Other than spearheading India’s education sector, Azad must also be remembered for his political thoughts that stressed on Hindu-Muslim unity. In 1923 as the youngest Congress president, Azad spoke at the Indian National Congress’ special session in Delhi. “Today if a Farishta were to descend from Heaven and declare from the heights of the Qutab Minar that India would get Swaraj within 24 hours, provided she relinquishes Hindu-Muslim unity, I will relinquish Swaraj rather than give up Hindu-Muslim unity. Delay in the attainment of Swaraj will be a loss for India, but if our unity is lost it will be a loss for entire mankind,” he said. The nation has also forgotten that Azad gave the first call for Swaraj in 1912 when he launched Al Hilal from Calcutta. In 1988, however, the nation celebrated his birth centenary with a lot of energy and enthusiasm. It recalled his literary masterpieces, which includes magnum opus Tarjumanul Quran, the best translation, and explication of Koran.

The speeches he made before Independence and in Parliament are still the best examples of statesmanship and elegant prose.

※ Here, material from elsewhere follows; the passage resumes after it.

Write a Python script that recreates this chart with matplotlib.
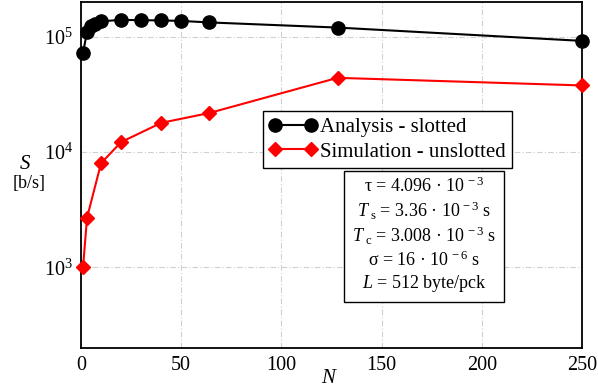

He made incisive points without compromising his or opponent’s dignity. He, however, never wrote or allowed anyone to write his biography. But he did write letters from Ahmednagar prison where he was incarcerated with Jawaharlal Nehru and other leaders.

The English media has forgotten him; only the Urdu media remembers him: Public gatherings were held in Uttar Pradesh, Bihar, and Delhi this year but unfortunately only in Muslim pockets. One news photo in an Urdu paper showed two Muslim leaders (one each from the Congress and the BJP) offering flowers at his grave.

If there is a time we need Azad’s secular political credentials, it is now.